Sometimes I’m even bewitched by my own command of words, and yet those hundred articles stay quietly imprisoned in their lonely file, waiting for their moment to come.
And it never does.
So why do I bother to carve out time to commit my thoughts to paper (or screen)?
What bubbles inside me is so potent that it’s desperate to get out. For many years, I’ve been doing the work. I’ve faced the challenges, learned the lessons, gained the wisdom. As so many of us have by mid-life, I’ve worked out a thing or two.
My experience tells me that most people yearn for a deeper understanding of themselves.
One of my skills is translating the myriad of difficult feelings and thoughts that come with being a human into plain English. Another of my talents is sharing vulnerable bits of my own experience. I’ve been to some dark places, and I’ve sat with some murky parts of my own being.
When I share, I share from my heart. I’m not afraid to wander into the dark so I can return to recount what I’ve done or who I’ve been. As a chronic oversharer, I’ve opened the doorway for others to tell me their shocking secrets many times. Through this, I’ve seen how we are all the same.
I’ve lost the fear of being judged. This story cannot be any more shocking than the last. And so I crawl down again into the labyrinth of me to retrieve some shining jewel that might be familiar to you—one that you might turn away from in yourself. For me, writing is a prayer that we might all open our eyes and our hearts to what it is we are trying so hard not to see.
When I write, what I want to tell you is important. The possibility that I might use my unique talents to make a difference in people’s lives is compelling. The thought that I could write a book or make a living from doing something that I love so much fills my whole body with excitement. It’s like the feeling of falling in love.
Why, then, do I keep those articles so safely quarantined from the world?
The truth is, I am terrified of the power of my gifts.

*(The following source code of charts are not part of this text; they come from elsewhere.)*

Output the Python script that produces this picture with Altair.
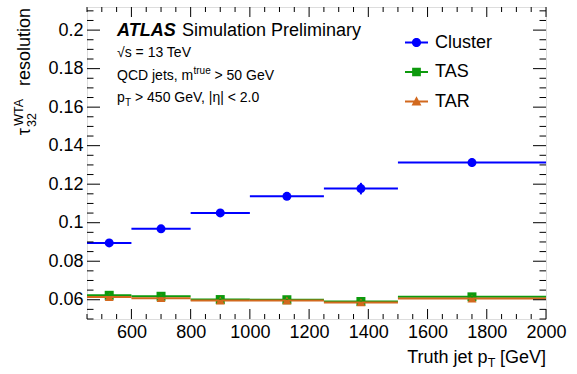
import altair as alt
import pandas as pd

# ---------------------------------------------------------------- data
# Truth-jet pT bins [GeV]
bin_low = [450, 600, 800, 1000, 1250, 1500]
bin_high = [600, 800, 1000, 1250, 1500, 2000]

series_names = ["Cluster", "TAS", "TAR"]
series_colors = ["#0000ff", "#0d9a0d", "#d2691e"]
series_shapes = ["circle", "square", "triangle-up"]
series_sizes = [81, 81, 110]

# tau32 (WTA) resolution per bin and its uncertainty
cluster_res = [0.0895, 0.0968, 0.1051, 0.1137, 0.1177, 0.1312]
cluster_err = [0.0009, 0.0009, 0.0009, 0.0010, 0.0030, 0.0022]
tas_res = [0.0623, 0.0618, 0.0601, 0.0600, 0.0591, 0.0615]
tas_err = [0.0004, 0.0004, 0.0003, 0.0003, 0.0004, 0.0004]
tar_res = [0.0614, 0.0608, 0.0596, 0.0596, 0.0586, 0.0606]
tar_err = [0.0004, 0.0004, 0.0003, 0.0003, 0.0004, 0.0004]

# axis ticks
x_major = [600, 800, 1000, 1200, 1400, 1600, 1800, 2000]
y_major = [0.06, 0.08, 0.1, 0.12, 0.14, 0.16, 0.18, 0.2]
x_minor = [v for v in range(450, 2001, 50) if v not in x_major]
y_minor = [round(0.05 + 0.005 * i, 3) for i in range(33)]
y_minor = [v for v in y_minor if all(abs(v - m) > 1e-9 for m in y_major)]

x_domain = [450, 2000]
y_domain = [0.05, 0.212]

FONT = "Liberation Sans"
BIG = 18
SMALL = 14
W, H = 459, 312

rows = []
for name, res, err in zip(series_names, [cluster_res, tas_res, tar_res],
                          [cluster_err, tas_err, tar_err]):
    for lo, hi, r, e in zip(bin_low, bin_high, res, err):
        rows.append({"series": name, "lo": lo, "hi": hi, "center": (lo + hi) / 2,
                     "res": r, "res_lo": r - e, "res_hi": r + e})
df = pd.DataFrame(rows)

xs = alt.Scale(domain=x_domain, nice=False, zero=False)
ys = alt.Scale(domain=y_domain, nice=False, zero=False)


def color_enc(legend=None):
    return alt.Color("series:N", scale=alt.Scale(domain=series_names, range=series_colors),
                     legend=legend)


# markers, carrying the labelled axes
points = alt.Chart(df).mark_point(filled=True, opacity=1).encode(
    x=alt.X("center:Q", scale=xs,
            axis=alt.Axis(orient="bottom", values=x_major, ticks=False, tickSize=0,
                          domain=False, grid=False, title=None, labelFont=FONT,
                          labelFontSize=BIG, labelColor="black", labelPadding=4,
                          labelFlush=False, labelOverlap=False, format="d")),
    y=alt.Y("res:Q", scale=ys,
            axis=alt.Axis(orient="left", values=y_major, ticks=False, tickSize=0,
                          domain=False, grid=False, title=None, labelFont=FONT,
                          labelFontSize=BIG, labelColor="black", labelPadding=4,
                          labelFlush=False, labelOverlap=False, format=".2~f")),
    color=color_enc(),
    shape=alt.Shape("series:N", scale=alt.Scale(domain=series_names, range=series_shapes),
                    legend=None),
    size=alt.Size("series:O", scale=alt.Scale(domain=series_names, range=series_sizes),
                  legend=None),
)

# bin-width horizontal bars
bins = alt.Chart(df).mark_rule(strokeWidth=2).encode(
    x=alt.X("lo:Q", scale=xs, axis=None),
    x2="hi:Q",
    y=alt.Y("res:Q", scale=ys, axis=None),
    color=color_enc(),
)

# vertical uncertainty bars
errs = alt.Chart(df).mark_rule(strokeWidth=2).encode(
    x=alt.X("center:Q", scale=xs, axis=None),
    y=alt.Y("res_lo:Q", scale=ys, axis=None),
    y2="res_hi:Q",
    color=color_enc(),
)

# legend entries: line with marker
legend_paths = [
    "M-1,-0.08H1V0.08H-1Z M-0.4,0A0.4,0.4,0,1,1,0.4,0A0.4,0.4,0,1,1,-0.4,0Z",
    "M-1,-0.08H1V0.08H-1Z M-0.38,-0.38H0.38V0.38H-0.38Z",
    "M-1,-0.08H1V0.08H-1Z M0,-0.46L0.43,0.34H-0.43Z",
]
leg = alt.Legend(orient="none", legendX=318, legendY=24, title=None, labelFont=FONT,
                 labelFontSize=BIG, labelColor="black", symbolSize=529,
                 symbolStrokeWidth=0, labelOffset=7, rowPadding=8.5, padding=0,
                 symbolOpacity=1)
legend_layer = alt.Chart(df).transform_filter("false").mark_point(
    filled=True, opacity=1).encode(
    x=alt.X("center:Q", scale=xs, axis=None),
    y=alt.Y("res:Q", scale=ys, axis=None),
    color=color_enc(leg),
    shape=alt.Shape("series:N", scale=alt.Scale(domain=series_names, range=legend_paths),
                    legend=leg),
)


# inward tick marks on all four edges of the frame
def x_ticks(values, length):
    d = pd.DataFrame({"v": values})
    base = alt.Chart(d).mark_rule(color="black", strokeWidth=1)
    x = alt.X("v:Q", scale=xs, axis=None)
    return [base.encode(x=x, y=alt.value(H), y2=alt.value(H - length)),
            base.encode(x=x, y=alt.value(0), y2=alt.value(length))]


def y_ticks(values, length):
    d = pd.DataFrame({"v": values})
    base = alt.Chart(d).mark_rule(color="black", strokeWidth=1)
    y = alt.Y("v:Q", scale=ys, axis=None)
    return [base.encode(y=y, x=alt.value(0), x2=alt.value(length)),
            base.encode(y=y, x=alt.value(W), x2=alt.value(W - length))]


tick_layers = (x_ticks(x_major, 10) + x_ticks(x_minor, 5)
               + y_ticks(y_major, 13) + y_ticks(y_minor, 6.5))

one = pd.DataFrame({"_": [0]})


def txt(text, x, y, size=SMALL, align="left", weight="normal", style="normal", angle=0):
    return alt.Chart(one).mark_text(
        text=text, align=align, baseline="alphabetic", font=FONT, fontSize=size,
        fontWeight=weight, fontStyle=style, angle=angle, color="black",
    ).encode(x=alt.value(x), y=alt.value(y))


texts = [
    txt("ATLAS", 30, 29, size=BIG, weight="bold", style="italic"),
    txt("Simulation Preliminary", 95, 29, size=BIG),
    txt("\u221as = 13 TeV", 30, 50),
    txt("QCD jets, m", 30, 73),
    txt("true", 106.5, 66.5, size=10),
    txt("> 50 GeV", 127.5, 73),
    txt("p", 30, 95),
    txt("T", 38, 98.5, size=10),
    txt("> 450 GeV, |\u03b7| < 2.0", 48, 95),
    # x-axis title
    txt("[GeV]", 459, 356, size=BIG, align="right"),
    txt("T", 408.5, 360, size=12.5, align="right"),
    txt("Truth jet p", 400.5, 356, size=BIG, align="right"),
    # y-axis title (rotated)
    txt("resolution", -57, 1, size=BIG, align="right", angle=270),
    txt("WTA", -64.5, 92, size=12.5, align="right", angle=270),
    txt("32", -51.5, 120, size=12.5, align="left", angle=270),
    txt("\u03c4", -57, 121, size=BIG, align="right", angle=270),
]

chart = alt.layer(points, bins, errs, legend_layer, *tick_layers, *texts).resolve_axis(
    x="independent", y="independent"
).resolve_scale(
    color="independent", shape="independent", size="independent"
).properties(
    width=W, height=H,
    autosize=alt.AutoSizeParams(type="none"),
    padding={"left": 87, "top": 7, "right": 31, "bottom": 55},
).configure_view(stroke="black", strokeWidth=1.5).configure(background="white")

chart.save("out.html", embed_options={"renderer": "svg", "actions": False})
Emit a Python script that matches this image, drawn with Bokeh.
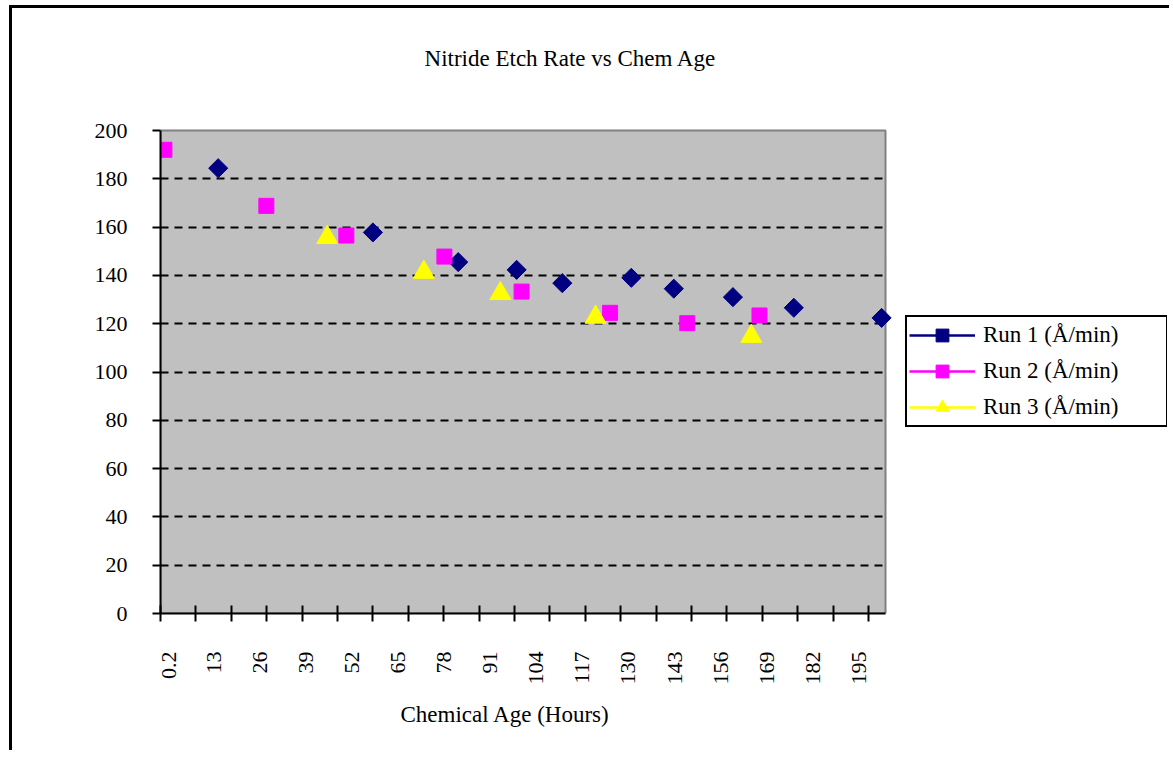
import math
from bokeh.plotting import figure
from bokeh.models import FixedTicker, Legend, LegendItem, Range1d, Label, Title
from bokeh.embed import file_html
from bokeh.resources import INLINE

# ---- data ----
run1_hours = [16.5, 60.2, 84.3, 100.8, 113.7, 133.2, 145.2, 161.9, 179.1, 203.9]
run1_rate = [184.4, 157.8, 145.5, 142.3, 136.8, 139.0, 134.5, 131.0, 126.6, 122.4]

run2_hours = [1.3, 30.1, 52.7, 80.4, 102.2, 127.2, 149.0, 169.4]
run2_rate = [192.0, 168.8, 156.5, 147.8, 133.3, 124.5, 120.2, 123.4]

run3_hours = [47.3, 74.6, 96.2, 123.1, 167.1]
run3_rate = [155.7, 141.3, 132.5, 122.7, 114.8]

x_tick_values = [0.2, 13, 26, 39, 52, 65, 78, 91, 104, 117, 130, 143, 156, 169, 182, 195]
x_tick_labels = ["0.2", "13", "26", "39", "52", "65", "78", "91", "104",
                 "117", "130", "143", "156", "169", "182", "195"]
x_tick_marks = [0.2 + 10 * k for k in range(21)]
y_ticks = [0, 20, 40, 60, 80, 100, 120, 140, 160, 180, 200]
y_grid = [20, 40, 60, 80, 100, 120, 140, 160, 180]

series_names = ["Run 1 (\u00c5/min)", "Run 2 (\u00c5/min)", "Run 3 (\u00c5/min)"]
colors = ["#000080", "#FF00FF", "#FFFF00"]
title_text = "Nitride Etch Rate vs Chem Age"
x_title = "Chemical Age (Hours)"

# axis extents of the gray plot area
X_MIN, X_MAX = 0.2, 205.0
Y_MIN, Y_MAX = 0, 200

FONT = "Liberation Serif"
LABEL_SHIFT = 2.4  # Excel draws rotated labels slightly right of their tick

# pixel layout: gray plot area is 725 x 483 px; the frame is extended up and right
AREA_W, AREA_H = 725, 483
FRAME_W, FRAME_H = 1007, 593
x_end = X_MIN + (X_MAX - X_MIN) * FRAME_W / AREA_W
y_end = Y_MIN + (Y_MAX - Y_MIN) * FRAME_H / AREA_H

p = figure(width=148 + FRAME_W + 5, height=12 + FRAME_H + 140,
           output_backend="svg", toolbar_location=None,
           x_range=Range1d(X_MIN, x_end), y_range=Range1d(Y_MIN, y_end),
           min_border_left=148, min_border_right=5,
           min_border_top=12, min_border_bottom=140)
p.styles = {"border-top": "3px solid black", "border-left": "3px solid black",
            "margin-left": "9px", "margin-top": "5px"}

p.background_fill_color = "white"
p.border_fill_color = "white"
p.outline_line_color = None

# gray plot area
p.quad(left=[X_MIN], right=[X_MAX], bottom=[Y_MIN], top=[Y_MAX],
       fill_color="#C0C0C0", line_color="#808080", line_width=2, level="image")

# title (placed as a text label above the plot area)
px_per_x = AREA_W / (X_MAX - X_MIN)
px_per_y = AREA_H / (Y_MAX - Y_MIN)
title = Label(x=X_MIN + (570 - 160) / px_per_x, y=Y_MIN + (613 - 58) / px_per_y,
              text=title_text, text_align="center", text_baseline="middle",
              text_font=FONT, text_font_size="23px", text_color="black")
p.add_layout(title)

# x axis
label_pos = [v + LABEL_SHIFT for v in x_tick_values]
xa = p.xaxis[0]
xa.bounds = (X_MIN, X_MAX)
xa.ticker = FixedTicker(ticks=label_pos, minor_ticks=x_tick_marks)
xa.major_label_overrides = {pos: lab for pos, lab in zip(label_pos, x_tick_labels)}
xa.major_label_orientation = math.pi / 2
xa.major_tick_line_color = None
xa.major_tick_in = 0
xa.major_tick_out = 0
xa.minor_tick_line_color = "black"
xa.minor_tick_line_width = 2
xa.minor_tick_in = 8
xa.minor_tick_out = 8
xa.axis_line_color = "black"
xa.axis_line_width = 2
xa.major_label_standoff = 30
xa.major_label_text_font = FONT
xa.major_label_text_font_size = "22px"
xa.major_label_text_color = "black"

# x axis title, centred under the gray area
x_title_model = Title(text=x_title, align="left", offset=240, standoff=24,
                      text_font=FONT, text_font_size="23px",
                      text_font_style="normal", text_color="black")
p.add_layout(x_title_model, "below")

# y axis
ya = p.yaxis[0]
ya.bounds = (Y_MIN, Y_MAX)
ya.ticker = FixedTicker(ticks=y_ticks)
ya.minor_tick_line_color = None
ya.major_tick_in = 0
ya.major_tick_out = 8
ya.major_tick_line_width = 2
ya.major_tick_line_color = "black"
ya.axis_line_color = "black"
ya.axis_line_width = 2
ya.major_label_standoff = 25
ya.major_label_text_font = FONT
ya.major_label_text_font_size = "22px"
ya.major_label_text_color = "black"

# grid
p.xgrid.grid_line_color = None
p.ygrid.ticker = FixedTicker(ticks=y_grid)
p.ygrid.cross_bounds = (X_MIN, X_MAX)
p.ygrid.grid_line_color = "black"
p.ygrid.grid_line_width = 2
p.ygrid.grid_line_dash = "8 6"

# series (one-point lines draw nothing in the plot; they only give the legend its line)
l1 = p.line(x=run1_hours[:1], y=run1_rate[:1], line_color=colors[0], line_width=2.5)
s1 = p.scatter(run1_hours, run1_rate, marker="square", angle=math.pi / 4, size=13.5,
               fill_color=colors[0], line_color=colors[0])
l2 = p.line(x=run2_hours[:1], y=run2_rate[:1], line_color=colors[1], line_width=2.5)
s2 = p.scatter(run2_hours, run2_rate, marker="square", size=15,
               fill_color=colors[1], line_color=colors[1])
l3 = p.line(x=run3_hours[:1], y=run3_rate[:1], line_color=colors[2], line_width=2.5)
s3 = p.scatter(run3_hours, run3_rate, marker="triangle", size=21,
               fill_color=colors[2], line_color=colors[2])

legend = Legend(items=[
    LegendItem(label=series_names[0], renderers=[l1, s1]),
    LegendItem(label=series_names[1], renderers=[l2, s2]),
    LegendItem(label=series_names[2], renderers=[l3, s3]),
], location=(745, 186))
legend.border_line_color = "black"
legend.border_line_width = 2
legend.border_line_alpha = 1.0
legend.background_fill_color = "white"
legend.background_fill_alpha = 1.0
legend.padding = 2
legend.spacing = 4
legend.margin = 0
legend.glyph_width = 66
legend.glyph_height = 32
legend.label_height = 32
legend.label_width = 181
legend.label_standoff = 8
legend.label_text_font = FONT
legend.label_text_font_size = "23px"
legend.label_text_color = "black"
p.add_layout(legend, "center")

open("out.html", "w").write(file_html(p, INLINE))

My story goes like this: if I keep my writing hidden, I can never fail. If I don’t allow others to see my ambition, no one will ever reflect back to me that I could be more than I am.
The feelings that fill me when I think about writing and in particular, about sharing my writing are loaded. They’re loaded with happiness—bliss, even. They’re feelings of fulfilment, recognition, and value.
In my body, those feelings generate “butterflies in my stomach.” These particular butterflies have giant wings that flap wildly and tickle my insides. There’s so much pleasure that comes with those thoughts and feelings that I’m unsure whether I can handle it. So, I write each article—combing the text and meticulously editing for clarity and meaning, tone and humour—and then I lock it safely in its file with all the others.
Maybe this one will fare differently.
To date, the story of each of my articles shares a common ending. Locked in a computer file, the end. It’s not very poetic, is it? If I want a more satisfying ending for my readers, I am going to have to change the direction of the story. If I truly want to engage my audience, it’s going to be important to give them something to chew on. Something. Anything. Just not nothing.
I’m a writer. I have one published article.